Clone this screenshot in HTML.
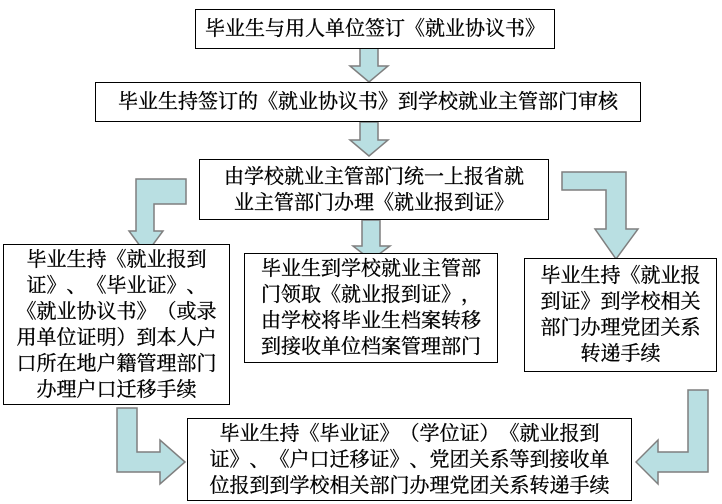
<!DOCTYPE html>
<html><head><meta charset="utf-8"><style>
body{margin:0;width:722px;height:504px;background:#fff;position:relative;overflow:hidden;font-family:"Liberation Serif","Noto Serif CJK SC","Noto Sans CJK SC",serif;}
.b{position:absolute;border:1px solid #000;background:#fff;box-sizing:border-box;display:flex;align-items:center;justify-content:center;text-align:center;font-size:20px;line-height:26px;color:#000;text-spacing-trim:space-all;font-feature-settings:"halt" 0;-webkit-text-stroke:0.35px #000;}
svg{position:absolute;left:0;top:0}
</style></head><body>
<svg width="722" height="504">
<g fill="#b9dfe2" stroke="#7f7f7f" stroke-width="1.5">
<polygon points="360,48 378,48 378,66 388,66 369,82 350,66 360,66"/>
<polygon points="360,122 378,122 378,140 388,140 369,156 350,140 360,140"/>
<polygon points="362,220 380,220 380,246 390,246 371,260 353,246 362,246"/>
<polygon points="186,179 186,204 154,204 154,231 163,231 146,254 129,231 136,231 136,179"/>
<polygon points="562,172 626,172 626,229 638,229 616,259 595,229 606,229 606,190 562,190"/>
<polygon points="117,408 137,408 137,452 160,452 160,440 185,462 160,484 160,472 117,472"/>
<polygon points="708,390 688,390 688,452 658,452 658,440 636,462 658,484 658,472 708,472"/>
</g>
</svg>
<div class="b" style="left:195px;top:9px;width:360px;height:40px">毕业生与用人单位签订《就业协议书》</div>
<div class="b" style="left:95px;top:82px;width:546px;height:40px">毕业生持签订的《就业协议书》到学校就业主管部门审核</div>
<div class="b" style="left:199px;top:159px;width:350px;height:61px">由学校就业主管部门统一上报省就<br>业主管部门办理《就业报到证》</div>
<div class="b" style="left:3px;top:244px;width:227px;height:161px">毕业生持《就业报到<br>证》、《毕业证》、<br>《就业协议书》（或录<br>用单位证明）到本人户<br>口所在地户籍管理部门<br>办理户口迁移手续</div>
<div class="b" style="left:244px;top:253px;width:254px;height:110px">毕业生到学校就业主管部<br>门领取《就业报到证》，<br>由学校将毕业生档案转移<br>到接收单位档案管理部门</div>
<div class="b" style="left:524px;top:258px;width:193px;height:114px">毕业生持《就业报<br>到证》到学校相关<br>部门办理党团关系<br>转递手续</div>
<div class="b" style="left:187px;top:418px;width:445px;height:83px">毕业生持《毕业证》（学位证）《就业报到<br>证》、《户口迁移证》、党团关系等到接收单<br>位报到到学校相关部门办理党团关系转递手续</div>
</body></html>
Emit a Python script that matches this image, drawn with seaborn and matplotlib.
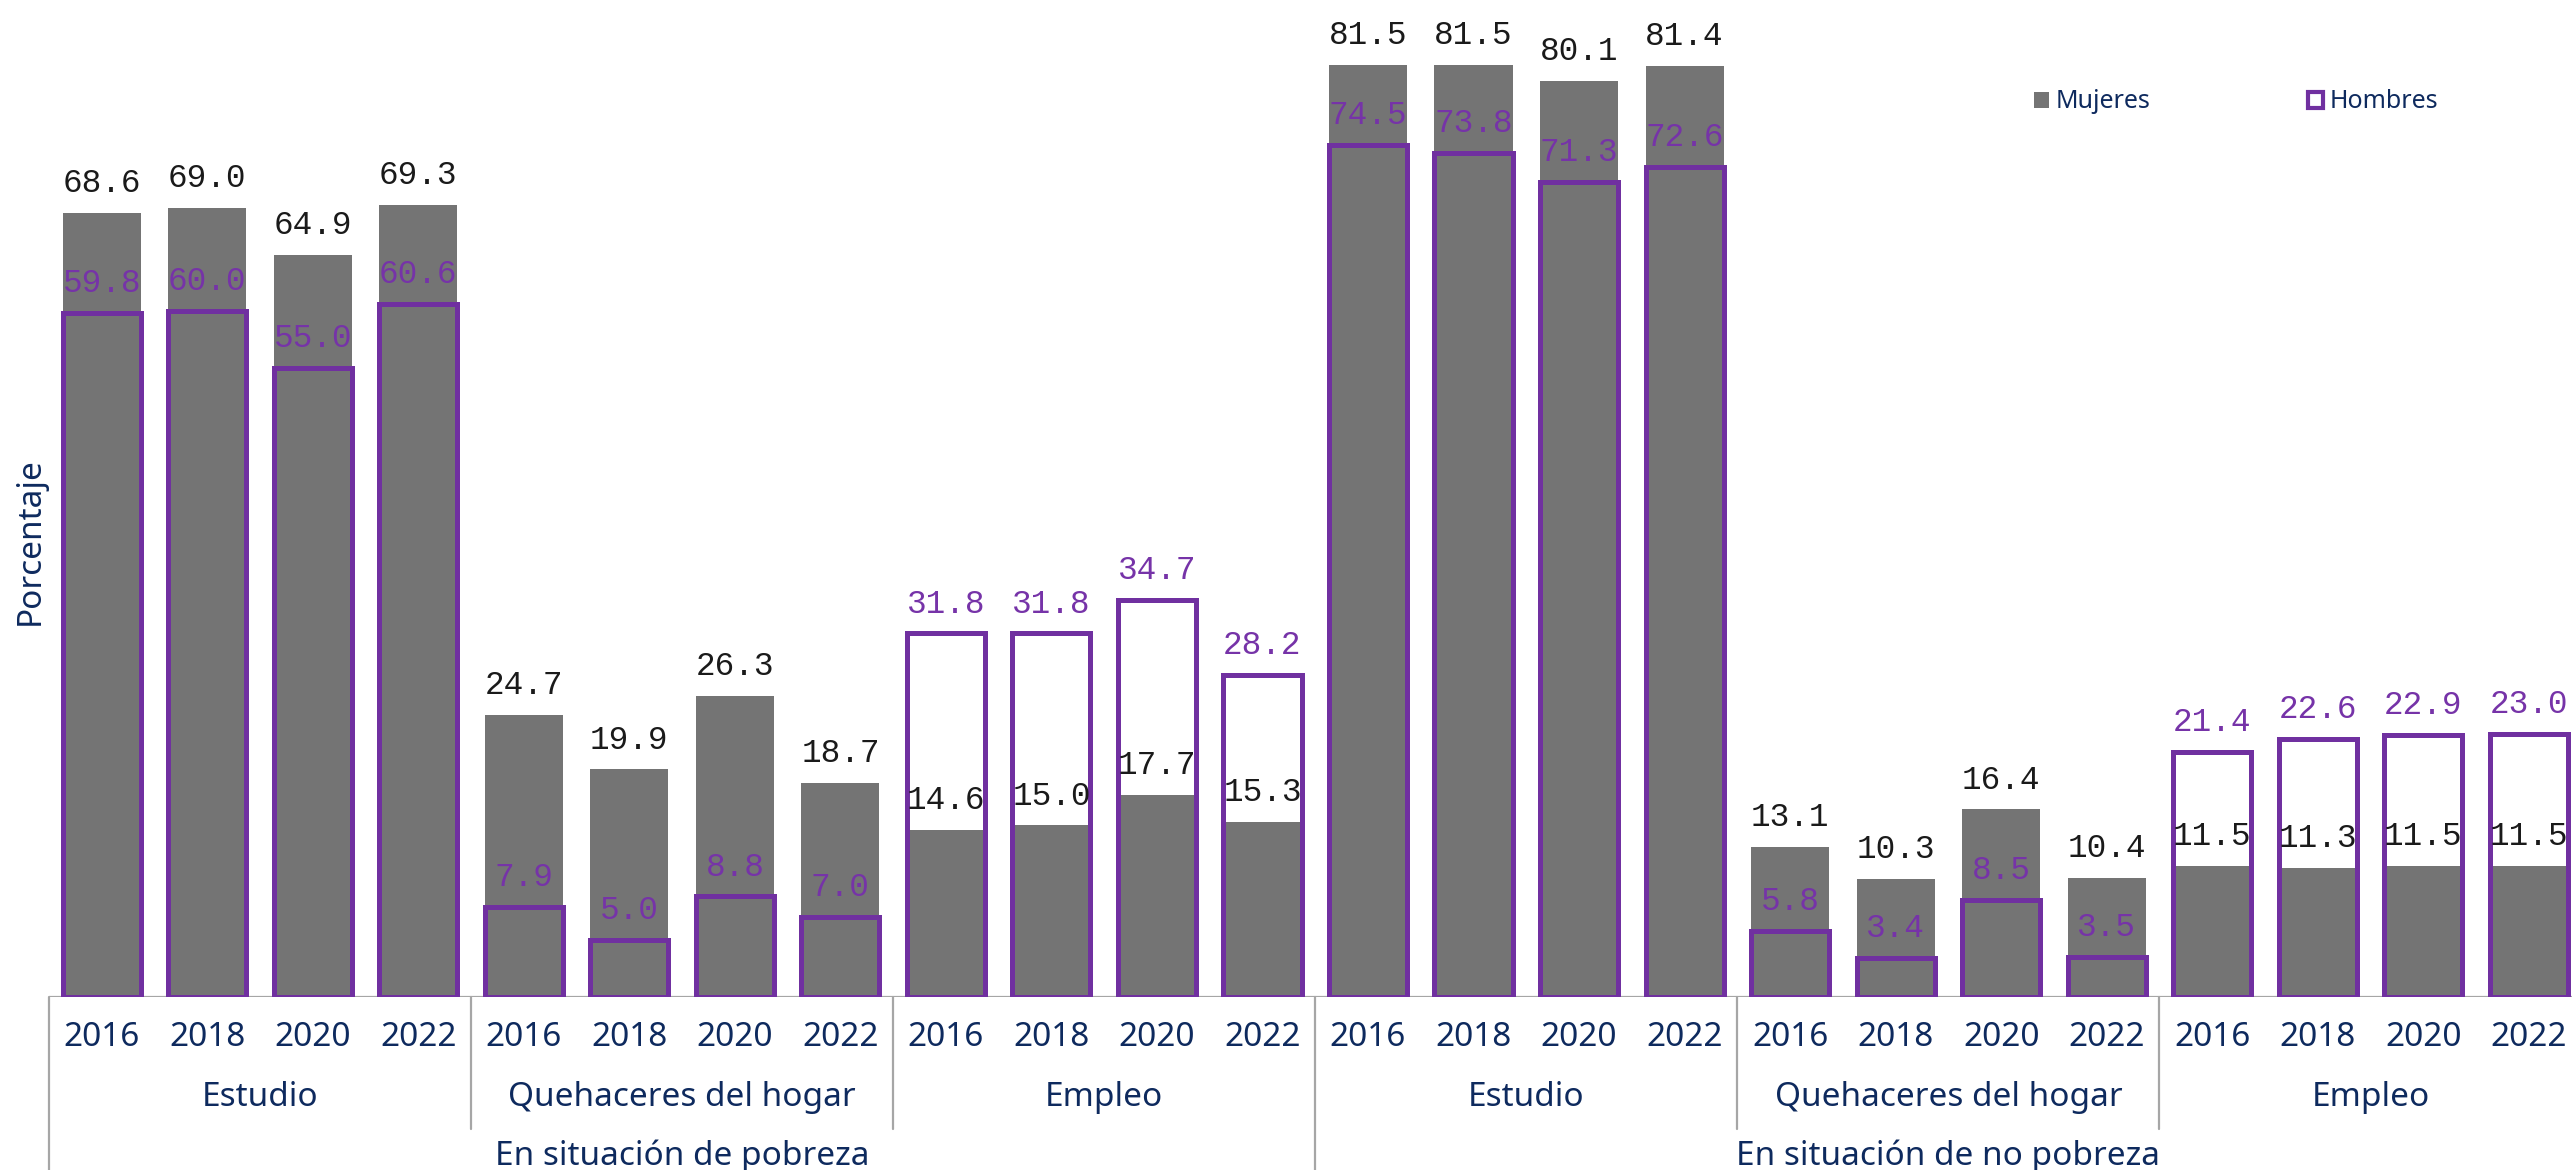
#%%
'''PACKAGE IMPORTS'''
import pandas as pd
import matplotlib.pyplot as plt
import matplotlib.transforms as mtransforms
from matplotlib.patches import Patch
import seaborn as sns

#%%
'''DATA'''
years = ['2016', '2018', '2020', '2022']
activities = ['Estudio', 'Quehaceres del hogar', 'Empleo']
conditions = ['En situación de pobreza', 'En situación de no pobreza']

mujeres_pobreza = [68.6, 69.0, 64.9, 69.3, 24.7, 19.9, 26.3, 18.7, 14.6, 15.0, 17.7, 15.3]
hombres_pobreza = [59.8, 60.0, 55.0, 60.6, 7.9, 5.0, 8.8, 7.0, 31.8, 31.8, 34.7, 28.2]
mujeres_no_pobreza = [81.5, 81.5, 80.1, 81.4, 13.1, 10.3, 16.4, 10.4, 11.5, 11.3, 11.5, 11.5]
hombres_no_pobreza = [74.5, 73.8, 71.3, 72.6, 5.8, 3.4, 8.5, 3.5, 21.4, 22.6, 22.9, 23.0]

#Long table, one row per bar
rows = []
for cond, muj, hom in zip(conditions,
                          [mujeres_pobreza, mujeres_no_pobreza],
                          [hombres_pobreza, hombres_no_pobreza]):
    k = 0
    for act in activities:
        for yr in years:
            rows.append({'key': cond + '|' + act + '|' + yr, 'Condicion': cond,
                         'Actividad': act, 'Anio': yr,
                         'Mujeres': muj[k], 'Hombres': hom[k]})
            k += 1
df = pd.DataFrame(rows)
order = list(df['key'])

#%%
'''STYLE'''
sns.set_style('white')
plt.rcParams['font.family'] = ['Noto Sans', 'DejaVu Sans']

navy = '#0E2A5E'
gray = '#747474'
purple = '#7030A0'
sep_color = '#A6A6A6'

#%%
'''PLOT'''
fig = plt.figure(figsize=(12.86, 5.85), dpi=200)
ax = fig.add_axes([49 / 2572, 173 / 1170, 1 - 49 / 2572, 1 - 173 / 1170])

sns.barplot(data=df, x='key', y='Mujeres', order=order, color=gray,
            width=0.74, errorbar=None, saturation=1, linewidth=0, ax=ax, zorder=2)
sns.barplot(data=df, x='key', y='Hombres', order=order, color=purple,
            width=0.74, errorbar=None, saturation=1, fill=False,
            linewidth=1.8, ax=ax, zorder=3)

#Value labels
for i, r in df.iterrows():
    ax.annotate(f"{r['Mujeres']:.1f}", (i, r['Mujeres']), xytext=(0, 7.5),
                textcoords='offset points', ha='center', va='baseline',
                fontfamily='Liberation Mono', fontsize=11.8, color='#1A1A1A', zorder=5)
    ax.annotate(f"{r['Hombres']:.1f}", (i, r['Hombres']), xytext=(0, 7.5),
                textcoords='offset points', ha='center', va='baseline',
                fontfamily='Liberation Mono', fontsize=11.8, color='#7633A8', zorder=5)

ax.set_xlim(-0.5, 23.41)
ax.set_ylim(0, 87.2)
ax.set_xticks([])
ax.set_yticks([])
ax.set_xlabel('')
ax.set_ylabel('')
sns.despine(ax=ax, left=True, bottom=True)
ax.axhline(0, color=sep_color, lw=0.8, zorder=1)

#Multi-level category axis
trans = mtransforms.blended_transform_factory(ax.transData, ax.transAxes)
h = 997  #axes height in pixels
for i, yr in enumerate(df['Anio']):
    ax.text(i, -40 / h, yr, transform=trans, ha='center', va='center',
            fontsize=12, color=navy, clip_on=False)
for g in range(6):
    ax.text(g * 4 + 1.5, -101 / h, activities[g % 3], transform=trans,
            ha='center', va='center', fontsize=12, color=navy, clip_on=False)
for c in range(2):
    ax.text(c * 12 + 5.5, -159 / h, conditions[c], transform=trans,
            ha='center', va='center', fontsize=12, color=navy, clip_on=False)

for xb in [-0.5, 3.5, 7.5, 11.5, 15.5, 19.5]:
    y_end = -173 / h if xb in (-0.5, 11.5) else -132 / h
    ax.plot([xb, xb], [0, y_end], transform=trans, color=sep_color,
            lw=0.8, clip_on=False)

fig.text(30 / 2572, 1 - 541 / 1170, 'Porcentaje', rotation=90,
         ha='center', va='center', fontsize=12, color=navy)

#Legend
handles = [Patch(facecolor=gray, edgecolor='none', label='Mujeres'),
           Patch(facecolor='white', edgecolor=purple, linewidth=1.5, label='Hombres')]
fig.legend(handles=handles, loc='center left', ncol=2, frameon=False,
           bbox_to_anchor=(2022 / 2572, 1 - 102 / 1170), fontsize=9,
           handlelength=0.6, handleheight=0.6, handletextpad=0.25,
           columnspacing=6.3, borderpad=0, labelcolor=navy)

fig.savefig('out.png', dpi=200)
──────
## Required task
Keep the pictures out of your copy, and repeat every entry above exactly.

## Solution
Clone this screenshot in HTML.
<!DOCTYPE html>
<html><head><meta charset="utf-8"><style>
body{margin:0;width:722px;height:504px;background:#fff;position:relative;overflow:hidden;font-family:"Liberation Serif","Noto Serif CJK SC","Noto Sans CJK SC",serif;}
.b{position:absolute;border:1px solid #000;background:#fff;box-sizing:border-box;display:flex;align-items:center;justify-content:center;text-align:center;font-size:20px;line-height:26px;color:#000;text-spacing-trim:space-all;font-feature-settings:"halt" 0;-webkit-text-stroke:0.35px #000;}
svg{position:absolute;left:0;top:0}
</style></head><body>
<svg width="722" height="504">
<g fill="#b9dfe2" stroke="#7f7f7f" stroke-width="1.5">
<polygon points="360,48 378,48 378,66 388,66 369,82 350,66 360,66"/>
<polygon points="360,122 378,122 378,140 388,140 369,156 350,140 360,140"/>
<polygon points="362,220 380,220 380,246 390,246 371,260 353,246 362,246"/>
<polygon points="186,179 186,204 154,204 154,231 163,231 146,254 129,231 136,231 136,179"/>
<polygon points="562,172 626,172 626,229 638,229 616,259 595,229 606,229 606,190 562,190"/>
<polygon points="117,408 137,408 137,452 160,452 160,440 185,462 160,484 160,472 117,472"/>
<polygon points="708,390 688,390 688,452 658,452 658,440 636,462 658,484 658,472 708,472"/>
</g>
</svg>
<div class="b" style="left:195px;top:9px;width:360px;height:40px">毕业生与用人单位签订《就业协议书》</div>
<div class="b" style="left:95px;top:82px;width:546px;height:40px">毕业生持签订的《就业协议书》到学校就业主管部门审核</div>
<div class="b" style="left:199px;top:159px;width:350px;height:61px">由学校就业主管部门统一上报省就<br>业主管部门办理《就业报到证》</div>
<div class="b" style="left:3px;top:244px;width:227px;height:161px">毕业生持《就业报到<br>证》、《毕业证》、<br>《就业协议书》（或录<br>用单位证明）到本人户<br>口所在地户籍管理部门<br>办理户口迁移手续</div>
<div class="b" style="left:244px;top:253px;width:254px;height:110px">毕业生到学校就业主管部<br>门领取《就业报到证》，<br>由学校将毕业生档案转移<br>到接收单位档案管理部门</div>
<div class="b" style="left:524px;top:258px;width:193px;height:114px">毕业生持《就业报<br>到证》到学校相关<br>部门办理党团关系<br>转递手续</div>
<div class="b" style="left:187px;top:418px;width:445px;height:83px">毕业生持《毕业证》（学位证）《就业报到<br>证》、《户口迁移证》、党团关系等到接收单<br>位报到到学校相关部门办理党团关系转递手续</div>
</body></html>
Emit a Python script that matches this image, drawn with seaborn and matplotlib.
#%%
'''PACKAGE IMPORTS'''
import pandas as pd
import matplotlib.pyplot as plt
import matplotlib.transforms as mtransforms
from matplotlib.patches import Patch
import seaborn as sns

#%%
'''DATA'''
years = ['2016', '2018', '2020', '2022']
activities = ['Estudio', 'Quehaceres del hogar', 'Empleo']
conditions = ['En situación de pobreza', 'En situación de no pobreza']

mujeres_pobreza = [68.6, 69.0, 64.9, 69.3, 24.7, 19.9, 26.3, 18.7, 14.6, 15.0, 17.7, 15.3]
hombres_pobreza = [59.8, 60.0, 55.0, 60.6, 7.9, 5.0, 8.8, 7.0, 31.8, 31.8, 34.7, 28.2]
mujeres_no_pobreza = [81.5, 81.5, 80.1, 81.4, 13.1, 10.3, 16.4, 10.4, 11.5, 11.3, 11.5, 11.5]
hombres_no_pobreza = [74.5, 73.8, 71.3, 72.6, 5.8, 3.4, 8.5, 3.5, 21.4, 22.6, 22.9, 23.0]

#Long table, one row per bar
rows = []
for cond, muj, hom in zip(conditions,
                          [mujeres_pobreza, mujeres_no_pobreza],
                          [hombres_pobreza, hombres_no_pobreza]):
    k = 0
    for act in activities:
        for yr in years:
            rows.append({'key': cond + '|' + act + '|' + yr, 'Condicion': cond,
                         'Actividad': act, 'Anio': yr,
                         'Mujeres': muj[k], 'Hombres': hom[k]})
            k += 1
df = pd.DataFrame(rows)
order = list(df['key'])

#%%
'''STYLE'''
sns.set_style('white')
plt.rcParams['font.family'] = ['Noto Sans', 'DejaVu Sans']

navy = '#0E2A5E'
gray = '#747474'
purple = '#7030A0'
sep_color = '#A6A6A6'

#%%
'''PLOT'''
fig = plt.figure(figsize=(12.86, 5.85), dpi=200)
ax = fig.add_axes([49 / 2572, 173 / 1170, 1 - 49 / 2572, 1 - 173 / 1170])

sns.barplot(data=df, x='key', y='Mujeres', order=order, color=gray,
            width=0.74, errorbar=None, saturation=1, linewidth=0, ax=ax, zorder=2)
sns.barplot(data=df, x='key', y='Hombres', order=order, color=purple,
            width=0.74, errorbar=None, saturation=1, fill=False,
            linewidth=1.8, ax=ax, zorder=3)

#Value labels
for i, r in df.iterrows():
    ax.annotate(f"{r['Mujeres']:.1f}", (i, r['Mujeres']), xytext=(0, 7.5),
                textcoords='offset points', ha='center', va='baseline',
                fontfamily='Liberation Mono', fontsize=11.8, color='#1A1A1A', zorder=5)
    ax.annotate(f"{r['Hombres']:.1f}", (i, r['Hombres']), xytext=(0, 7.5),
                textcoords='offset points', ha='center', va='baseline',
                fontfamily='Liberation Mono', fontsize=11.8, color='#7633A8', zorder=5)

ax.set_xlim(-0.5, 23.41)
ax.set_ylim(0, 87.2)
ax.set_xticks([])
ax.set_yticks([])
ax.set_xlabel('')
ax.set_ylabel('')
sns.despine(ax=ax, left=True, bottom=True)
ax.axhline(0, color=sep_color, lw=0.8, zorder=1)

#Multi-level category axis
trans = mtransforms.blended_transform_factory(ax.transData, ax.transAxes)
h = 997  #axes height in pixels
for i, yr in enumerate(df['Anio']):
    ax.text(i, -40 / h, yr, transform=trans, ha='center', va='center',
            fontsize=12, color=navy, clip_on=False)
for g in range(6):
    ax.text(g * 4 + 1.5, -101 / h, activities[g % 3], transform=trans,
            ha='center', va='center', fontsize=12, color=navy, clip_on=False)
for c in range(2):
    ax.text(c * 12 + 5.5, -159 / h, conditions[c], transform=trans,
            ha='center', va='center', fontsize=12, color=navy, clip_on=False)

for xb in [-0.5, 3.5, 7.5, 11.5, 15.5, 19.5]:
    y_end = -173 / h if xb in (-0.5, 11.5) else -132 / h
    ax.plot([xb, xb], [0, y_end], transform=trans, color=sep_color,
            lw=0.8, clip_on=False)

fig.text(30 / 2572, 1 - 541 / 1170, 'Porcentaje', rotation=90,
         ha='center', va='center', fontsize=12, color=navy)

#Legend
handles = [Patch(facecolor=gray, edgecolor='none', label='Mujeres'),
           Patch(facecolor='white', edgecolor=purple, linewidth=1.5, label='Hombres')]
fig.legend(handles=handles, loc='center left', ncol=2, frameon=False,
           bbox_to_anchor=(2022 / 2572, 1 - 102 / 1170), fontsize=9,
           handlelength=0.6, handleheight=0.6, handletextpad=0.25,
           columnspacing=6.3, borderpad=0, labelcolor=navy)

fig.savefig('out.png', dpi=200)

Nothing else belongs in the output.